Karakteristik Kadar Air Tanah di Perkebunan Kelapa Sawit (Elaeis guineensis Jacq) Unit Usaha Rejosari PTPN VII, Lampung
Abstract
Tanaman kelapa membutuhkan air dalam jumlah yang banyak dengan curah hujan optimal 2000-3000 mm/tahun (Setyamidjaja, 1991). Ketersediaan air pada perkebunan kelapa sawit di Indonesia terutama di bagian wilayah selatan khatulistiwa seperti di Lampung menjadi masalah, karena terdapat musim kemarau yang jelas, sehingga dibutuhkan pengelolaan air yang sangat baik. Penelitian bertujuan untuk mengkaji ketersediaan air dan penyebarannya secara spasial pada blok-blok penerapan teknik konservasi tanah dan air di kebun kelapa sawit. Ketersediaan air tanah antar blok perlakuan diukur dan diklasifikasikan per kedalaman antara musim kemarau dengan musim hujan. Penelitian dilaksanakan di perkebunan kelapa sawit Unit Usaha Rejosari, PTPN VII, Lampung Selatan dari bulan Juni 2006 – Juli 2007. Perlakuan terdiri dari teras gulud yang dilengkapi dengan mulsa vertikal (Blok I), kontrol (Blok II), dan rorak yang dilengkapi dengan mulsa vertikal (Blok III). Hasil penelitian menunjukkan bahwa perlakuan teras gulud dan rorak yang dilengkapi lubang resapan dan mulsa vertikal efektif meningkatkan kadar air tanah sehingga mampu menekan aliran permukaan. Kadar air tanah (KAT) ratarata bulanan tertinggi pada perlakuan rorak diikuti perlakuan teras gulud dan kontrol, masing-masing sebesar 44.51 , 40.32 dan 35.32 %. KAT rata-rata bulanan tertinggi dan terendah pada kedalaman 25, 50, dan 100 cm yaitu sebesar 38.56, 43.17, 46.24 % dan 27.38 , 35.37, dan 40.58%. Hasil klasifikasi sebaran ketersediaan air pada kedalaman 25, 50 cm, dan 100 cm menunjukkan pola semakin dalam kedalaman tanah maka ketersediaan air semakin tinggi serta ketersediaan air semakin tinggi dari musim kemarau ke hujan.
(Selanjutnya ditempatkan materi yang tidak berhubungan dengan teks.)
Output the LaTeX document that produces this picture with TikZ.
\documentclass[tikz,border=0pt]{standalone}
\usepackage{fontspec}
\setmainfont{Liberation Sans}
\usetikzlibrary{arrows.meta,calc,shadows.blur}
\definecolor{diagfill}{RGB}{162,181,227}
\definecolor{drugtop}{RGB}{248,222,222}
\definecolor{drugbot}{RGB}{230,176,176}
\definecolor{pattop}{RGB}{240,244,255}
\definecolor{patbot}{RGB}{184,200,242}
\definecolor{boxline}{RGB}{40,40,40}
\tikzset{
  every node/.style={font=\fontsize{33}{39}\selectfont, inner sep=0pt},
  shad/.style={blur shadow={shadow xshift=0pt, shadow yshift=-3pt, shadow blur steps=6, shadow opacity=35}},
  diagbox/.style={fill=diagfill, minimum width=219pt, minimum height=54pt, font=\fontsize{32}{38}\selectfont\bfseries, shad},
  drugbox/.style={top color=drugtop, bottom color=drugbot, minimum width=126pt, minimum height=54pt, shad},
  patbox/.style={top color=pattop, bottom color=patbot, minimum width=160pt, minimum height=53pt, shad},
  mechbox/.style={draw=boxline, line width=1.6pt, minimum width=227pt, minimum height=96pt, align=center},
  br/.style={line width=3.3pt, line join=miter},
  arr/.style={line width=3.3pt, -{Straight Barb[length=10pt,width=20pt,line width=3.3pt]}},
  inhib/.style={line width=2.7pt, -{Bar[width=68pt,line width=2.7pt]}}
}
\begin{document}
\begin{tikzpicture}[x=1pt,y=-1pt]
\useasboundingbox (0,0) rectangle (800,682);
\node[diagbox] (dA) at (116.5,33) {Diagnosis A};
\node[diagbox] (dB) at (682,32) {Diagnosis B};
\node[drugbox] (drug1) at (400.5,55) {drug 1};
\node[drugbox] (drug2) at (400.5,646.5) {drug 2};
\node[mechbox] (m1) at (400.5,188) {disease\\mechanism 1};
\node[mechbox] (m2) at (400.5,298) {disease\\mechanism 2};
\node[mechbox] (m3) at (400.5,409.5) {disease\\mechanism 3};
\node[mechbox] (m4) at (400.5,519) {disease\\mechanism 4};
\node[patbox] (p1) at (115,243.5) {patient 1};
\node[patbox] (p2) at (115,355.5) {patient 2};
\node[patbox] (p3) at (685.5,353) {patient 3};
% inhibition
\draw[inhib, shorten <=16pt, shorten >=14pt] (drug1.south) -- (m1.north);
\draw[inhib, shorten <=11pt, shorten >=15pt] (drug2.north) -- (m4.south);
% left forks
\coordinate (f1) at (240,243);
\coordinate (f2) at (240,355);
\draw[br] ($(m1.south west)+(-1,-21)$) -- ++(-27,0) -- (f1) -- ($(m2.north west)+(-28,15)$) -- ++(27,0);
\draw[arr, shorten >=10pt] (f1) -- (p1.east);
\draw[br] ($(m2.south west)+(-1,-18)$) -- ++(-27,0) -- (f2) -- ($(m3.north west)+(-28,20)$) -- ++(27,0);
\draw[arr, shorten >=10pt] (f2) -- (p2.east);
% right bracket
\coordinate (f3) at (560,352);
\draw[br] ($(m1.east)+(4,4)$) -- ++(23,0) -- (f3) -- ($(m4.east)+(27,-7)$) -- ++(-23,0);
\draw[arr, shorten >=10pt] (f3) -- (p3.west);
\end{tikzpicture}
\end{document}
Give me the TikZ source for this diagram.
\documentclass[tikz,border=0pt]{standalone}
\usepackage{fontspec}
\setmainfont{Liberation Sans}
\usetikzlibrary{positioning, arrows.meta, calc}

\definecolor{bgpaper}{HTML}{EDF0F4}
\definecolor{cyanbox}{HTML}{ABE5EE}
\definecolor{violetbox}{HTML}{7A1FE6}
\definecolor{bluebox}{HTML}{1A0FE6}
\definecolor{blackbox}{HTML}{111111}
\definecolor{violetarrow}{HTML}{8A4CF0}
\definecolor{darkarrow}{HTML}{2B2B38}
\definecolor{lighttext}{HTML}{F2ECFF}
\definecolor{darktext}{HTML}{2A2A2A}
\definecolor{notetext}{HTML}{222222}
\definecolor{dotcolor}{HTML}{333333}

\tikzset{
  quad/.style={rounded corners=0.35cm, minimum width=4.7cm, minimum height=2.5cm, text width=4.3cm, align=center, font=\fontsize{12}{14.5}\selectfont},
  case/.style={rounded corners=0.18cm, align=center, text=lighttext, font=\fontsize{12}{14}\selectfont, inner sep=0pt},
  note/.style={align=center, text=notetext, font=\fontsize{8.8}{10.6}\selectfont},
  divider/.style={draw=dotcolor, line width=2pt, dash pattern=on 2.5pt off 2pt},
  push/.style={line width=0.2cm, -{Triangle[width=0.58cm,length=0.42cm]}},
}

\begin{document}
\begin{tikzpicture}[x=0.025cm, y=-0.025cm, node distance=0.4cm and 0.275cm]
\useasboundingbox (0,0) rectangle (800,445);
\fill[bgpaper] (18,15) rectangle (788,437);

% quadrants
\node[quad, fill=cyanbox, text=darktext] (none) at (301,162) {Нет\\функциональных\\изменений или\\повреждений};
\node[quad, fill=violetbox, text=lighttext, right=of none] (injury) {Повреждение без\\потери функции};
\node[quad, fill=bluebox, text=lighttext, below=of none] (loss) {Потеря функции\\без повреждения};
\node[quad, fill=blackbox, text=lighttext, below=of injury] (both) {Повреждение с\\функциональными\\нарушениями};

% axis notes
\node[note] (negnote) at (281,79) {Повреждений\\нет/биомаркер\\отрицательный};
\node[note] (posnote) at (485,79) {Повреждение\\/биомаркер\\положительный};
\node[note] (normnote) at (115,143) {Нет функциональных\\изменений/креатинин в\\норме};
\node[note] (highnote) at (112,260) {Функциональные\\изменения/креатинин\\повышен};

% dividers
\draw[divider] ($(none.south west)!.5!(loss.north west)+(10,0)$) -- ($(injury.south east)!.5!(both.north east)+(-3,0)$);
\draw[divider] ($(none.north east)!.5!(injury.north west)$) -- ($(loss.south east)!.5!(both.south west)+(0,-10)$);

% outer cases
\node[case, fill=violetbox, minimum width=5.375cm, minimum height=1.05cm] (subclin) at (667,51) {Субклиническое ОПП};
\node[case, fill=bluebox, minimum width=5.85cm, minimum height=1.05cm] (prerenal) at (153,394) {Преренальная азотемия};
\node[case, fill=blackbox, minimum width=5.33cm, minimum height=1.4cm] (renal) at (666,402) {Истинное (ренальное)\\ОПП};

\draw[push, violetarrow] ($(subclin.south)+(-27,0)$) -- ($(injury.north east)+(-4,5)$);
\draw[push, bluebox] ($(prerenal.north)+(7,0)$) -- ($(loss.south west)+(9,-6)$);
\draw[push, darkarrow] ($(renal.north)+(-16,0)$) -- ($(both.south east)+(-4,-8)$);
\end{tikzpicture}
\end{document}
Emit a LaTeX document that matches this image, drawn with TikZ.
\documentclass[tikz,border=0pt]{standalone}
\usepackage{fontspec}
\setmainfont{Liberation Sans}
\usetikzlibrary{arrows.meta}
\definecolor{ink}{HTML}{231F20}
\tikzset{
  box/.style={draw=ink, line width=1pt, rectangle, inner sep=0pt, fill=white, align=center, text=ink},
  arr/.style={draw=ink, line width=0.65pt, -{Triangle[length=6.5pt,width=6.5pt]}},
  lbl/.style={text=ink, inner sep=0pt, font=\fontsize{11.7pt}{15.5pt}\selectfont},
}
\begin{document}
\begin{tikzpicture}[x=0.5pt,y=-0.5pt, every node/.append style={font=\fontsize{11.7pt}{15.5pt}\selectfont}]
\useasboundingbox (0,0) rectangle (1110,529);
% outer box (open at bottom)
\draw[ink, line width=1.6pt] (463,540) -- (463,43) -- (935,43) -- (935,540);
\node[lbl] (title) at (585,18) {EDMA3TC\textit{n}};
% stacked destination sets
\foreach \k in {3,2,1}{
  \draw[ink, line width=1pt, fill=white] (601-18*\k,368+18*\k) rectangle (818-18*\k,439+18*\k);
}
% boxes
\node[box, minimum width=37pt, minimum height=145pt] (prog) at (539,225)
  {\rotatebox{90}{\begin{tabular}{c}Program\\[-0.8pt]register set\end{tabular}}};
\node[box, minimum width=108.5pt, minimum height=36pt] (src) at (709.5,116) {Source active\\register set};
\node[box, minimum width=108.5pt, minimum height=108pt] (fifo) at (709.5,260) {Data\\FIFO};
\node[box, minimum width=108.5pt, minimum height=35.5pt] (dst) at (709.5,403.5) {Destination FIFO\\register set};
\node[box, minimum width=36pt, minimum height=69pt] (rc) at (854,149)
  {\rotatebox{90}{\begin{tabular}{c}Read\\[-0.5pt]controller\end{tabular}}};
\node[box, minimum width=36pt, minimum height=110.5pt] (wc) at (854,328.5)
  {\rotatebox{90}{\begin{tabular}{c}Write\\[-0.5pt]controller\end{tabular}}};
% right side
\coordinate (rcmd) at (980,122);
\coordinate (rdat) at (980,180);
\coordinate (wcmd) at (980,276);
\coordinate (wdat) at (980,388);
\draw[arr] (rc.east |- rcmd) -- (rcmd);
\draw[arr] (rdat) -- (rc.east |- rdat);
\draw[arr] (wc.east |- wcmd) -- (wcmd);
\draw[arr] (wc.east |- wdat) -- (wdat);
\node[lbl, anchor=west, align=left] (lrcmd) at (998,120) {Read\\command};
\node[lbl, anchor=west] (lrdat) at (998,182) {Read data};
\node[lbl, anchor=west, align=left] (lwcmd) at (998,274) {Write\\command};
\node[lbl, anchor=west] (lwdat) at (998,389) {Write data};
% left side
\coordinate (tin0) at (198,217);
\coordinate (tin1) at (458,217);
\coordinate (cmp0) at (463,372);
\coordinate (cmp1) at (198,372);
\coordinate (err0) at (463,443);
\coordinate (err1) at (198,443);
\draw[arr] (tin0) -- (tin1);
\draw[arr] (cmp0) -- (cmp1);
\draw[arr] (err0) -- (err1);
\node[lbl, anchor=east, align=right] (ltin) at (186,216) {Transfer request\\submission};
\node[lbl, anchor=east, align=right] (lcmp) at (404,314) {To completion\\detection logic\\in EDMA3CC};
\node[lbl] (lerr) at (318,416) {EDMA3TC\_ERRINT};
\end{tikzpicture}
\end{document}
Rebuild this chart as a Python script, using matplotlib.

Klasifikasi sebaran ketersediaan air ditemukan suatu penyimpangan pada blok kontrol (T0) yaitu ketersediaan air pada lereng bawah lebih rendah dibandingkan dengan lereng tengah dan lereng atas baik musim hujan maupun musim kemarau. Hal ini terjadi akibat nilai korelasi antara kadar air dan tahanan listrik pada sensor pewakil rendah dengan ditunjukkan nilai koefisien determinan (R2) rata-rata yang rendah yaitu sebesar 0.68.